Chris, without strong unions, labouring men will always be fodder for big industry. Especially newly arrived men who cannot speak English yet.

When the Snowy Mountains Scheme was being built here from 1949 on, migrants got off the ships and were taken into this rather inaccessible part of the nation. This hydroelectricity and irrigation complex employed 100,000 young men, all grateful for a paying job and a new passport. They didn't complain and even if they did, they wouldn't have been listened to.
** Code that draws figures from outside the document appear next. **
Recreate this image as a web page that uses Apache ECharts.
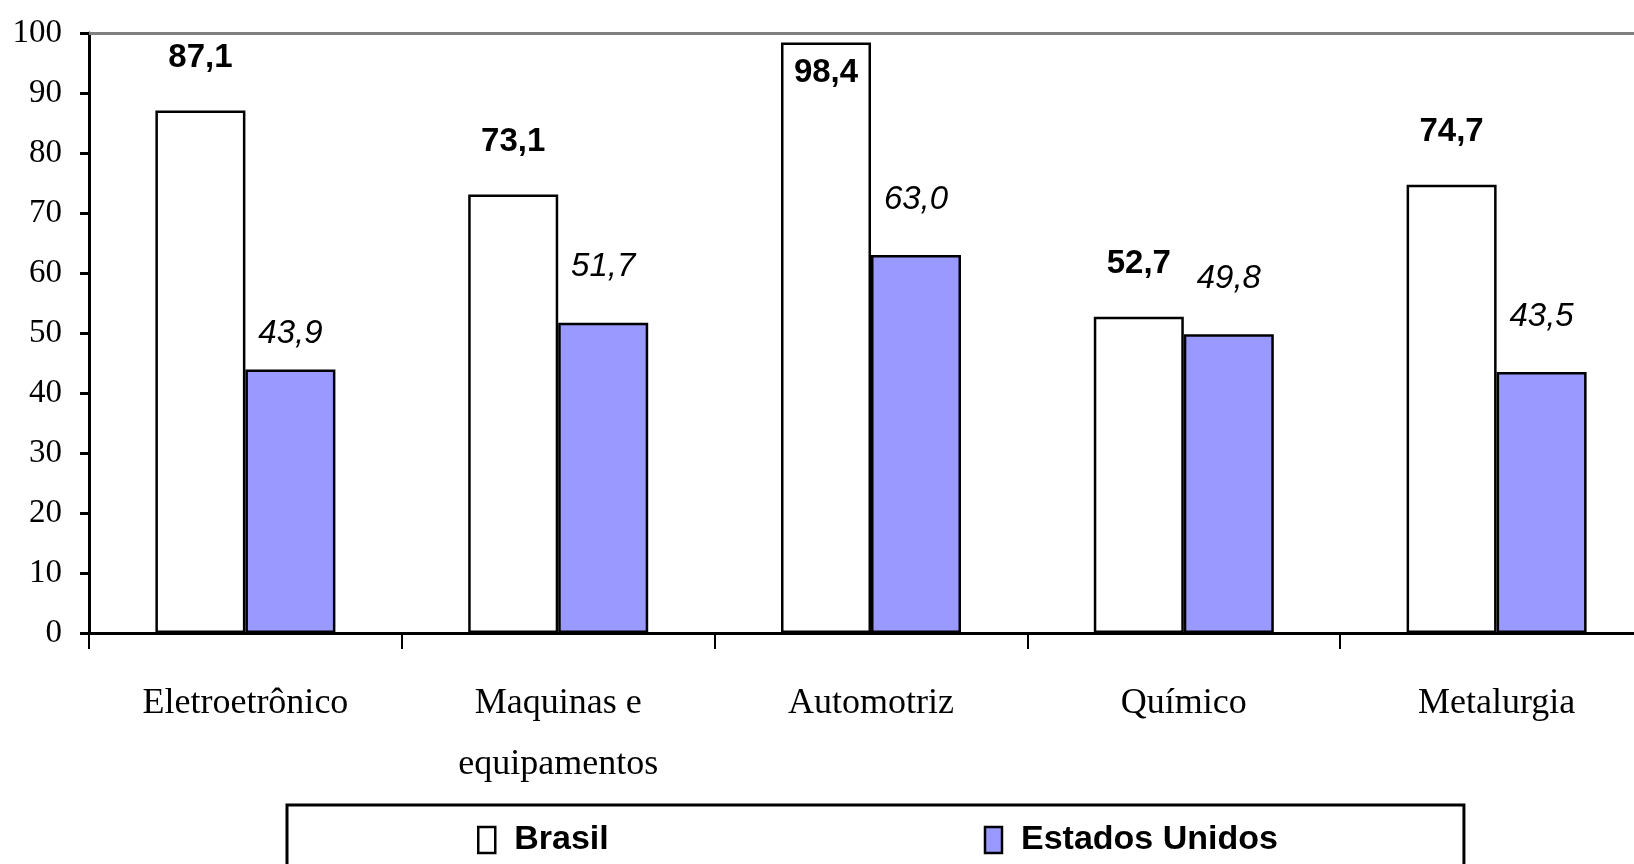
<!DOCTYPE html>
<html>
<head>
<meta charset="utf-8">
<title>Brasil x Estados Unidos</title>
<script src="https://cdn.jsdelivr.net/npm/echarts@6/dist/echarts.min.js"></script>
<style>
  html, body { margin: 0; padding: 0; background: #fff; }
  #chart { width: 1634px; height: 864px; }
</style>
</head>
<body>
<div id="chart"></div>
<script>
// data
const categories = ['Eletroetrônico', 'Maquinas e\nequipamentos', 'Automotriz', 'Químico', 'Metalurgia'];
const brasil = [87.1, 73.1, 98.4, 52.7, 74.7];
const estadosUnidos = [43.9, 51.7, 63.0, 49.8, 43.5];
const yTicks = [0, 10, 20, 30, 40, 50, 60, 70, 80, 90, 100];

const fmt = (v) => v.toFixed(1).replace('.', ',');

const chart = echarts.init(document.getElementById('chart'), null, { renderer: 'canvas' });

// Brasil labels sit above the bar, except the one that would leave the plot
const brasilData = brasil.map((v) => {
  if (v > 95) {
    return { value: v, label: { position: 'insideTop', distance: 14 } };
  }
  return v;
});
// the first US label was nudged closer to its bar in the original
const usData = estadosUnidos.map((v, i) => {
  if (i === 0) return { value: v, label: { distance: 19 } };
  return v;
});

const option = {
  backgroundColor: '#fff',
  animation: false,
  // plot runs past the right edge of the picture, as in the original
  grid: { left: 89, top: 33, bottom: 231, width: 1564, outerBoundsMode: 'none' },
  legend: {
    left: 287,
    top: 805,
    padding: [18, 186, 40, 190],
    itemGap: 375,
    itemWidth: 17,
    itemHeight: 26,
    icon: 'rect',
    itemStyle: { borderColor: '#000', borderWidth: 2.5 },
    borderColor: '#000',
    borderWidth: 3,
    textStyle: {
      fontFamily: 'Liberation Sans, Arial, sans-serif',
      fontWeight: 'bold',
      fontSize: 34,
      color: '#000',
      padding: [0, 0, 0, 14]
    },
    data: ['Brasil', 'Estados Unidos']
  },
  xAxis: [
    {
      type: 'category',
      data: categories,
      axisLine: { lineStyle: { color: '#000', width: 3 } },
      axisTick: { show: true, length: 16, lineStyle: { color: '#000', width: 2 } },
      axisLabel: {
        margin: 40,
        fontFamily: 'Liberation Serif, Times New Roman, serif',
        fontSize: 36,
        lineHeight: 61,
        color: '#000'
      }
    },
    {
      type: 'category',
      position: 'top',
      data: categories,
      axisLine: { lineStyle: { color: '#808080', width: 3 } },
      axisTick: { show: false },
      axisLabel: { show: false }
    }
  ],
  yAxis: {
    type: 'value',
    min: yTicks[0],
    max: yTicks[yTicks.length - 1],
    interval: 10,
    splitLine: { show: false },
    axisLine: { show: true, lineStyle: { color: '#000', width: 3 } },
    axisTick: { show: true, length: 9, lineStyle: { color: '#000', width: 3 } },
    axisLabel: {
      margin: 27,
      fontFamily: 'Liberation Serif, Times New Roman, serif',
      fontSize: 33,
      color: '#000'
    }
  },
  series: [
    {
      name: 'Brasil',
      type: 'bar',
      barWidth: 90,
      barGap: '0%',
      data: brasilData,
      itemStyle: { color: '#fff', borderColor: '#000', borderWidth: 2.5 },
      label: {
        show: true,
        position: 'top',
        distance: 36,
        fontFamily: 'Liberation Sans, Arial, sans-serif',
        fontWeight: 'bold',
        fontSize: 33,
        color: '#000',
        formatter: (p) => fmt(p.value)
      }
    },
    {
      name: 'Estados Unidos',
      type: 'bar',
      barWidth: 90,
      barGap: '0%',
      data: usData,
      itemStyle: { color: '#9999ff', borderColor: '#000', borderWidth: 2.5 },
      label: {
        show: true,
        position: 'top',
        distance: 39,
        fontFamily: 'Liberation Sans, Arial, sans-serif',
        fontStyle: 'italic',
        fontSize: 33,
        color: '#000',
        formatter: (p) => fmt(p.value)
      }
    }
  ]
};

chart.setOption(option);
</script>
</body>
</html>
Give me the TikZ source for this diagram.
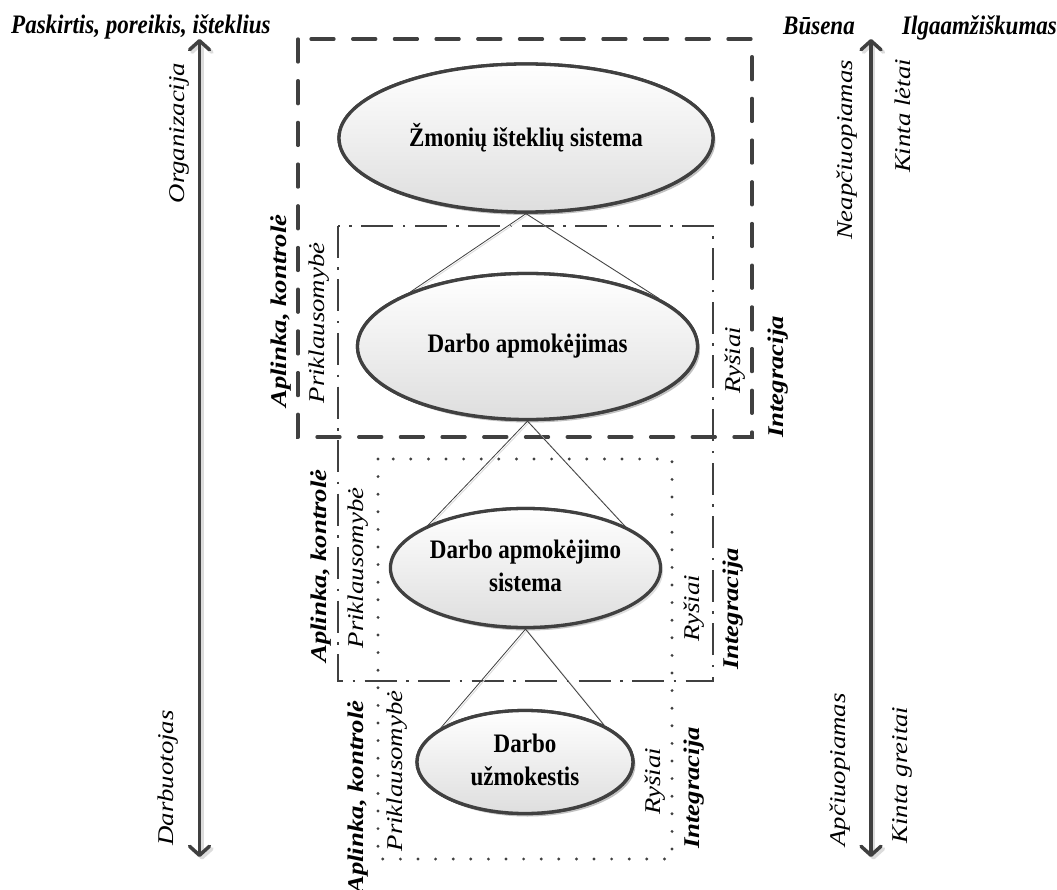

Every time one of the 121 workers died (probably many more), the other workers were given the rest of the day off. Then back to work the next morning. The union movement demanded that the government pay its migrant workers at award rates and under award conditions. But who was going to set safety standards and assure the workers that those standards were met?

ChrisJ said...

Hels,

The Ceo or owner of the company of the Upper Big Branch Mine is a union buster and quite proud of it. You're right - safety records of union mines are generally much better than those of non-union mines.

lifeshighway said...

My heart also goes out to the friends and families of the miners who were lost in one more senseless trajedy.

lifeshighway said...

My heart goes out to the friends and a families of the miners who lost their lives to this senseless and avoidable trajedy.

Owen Gray said...

The last thirty years have been very difficult for labour unions. The conventional wisdom has been what it was in John A. MacDonald's day -- unions are conspiracies.

But given the shift of wealth up the social ladder, one has to wonder just who is conspiring against whom.

ChrisJ said...

Owen,

Absolutely right. What is so often literally criminal is that the shift costs so many lives.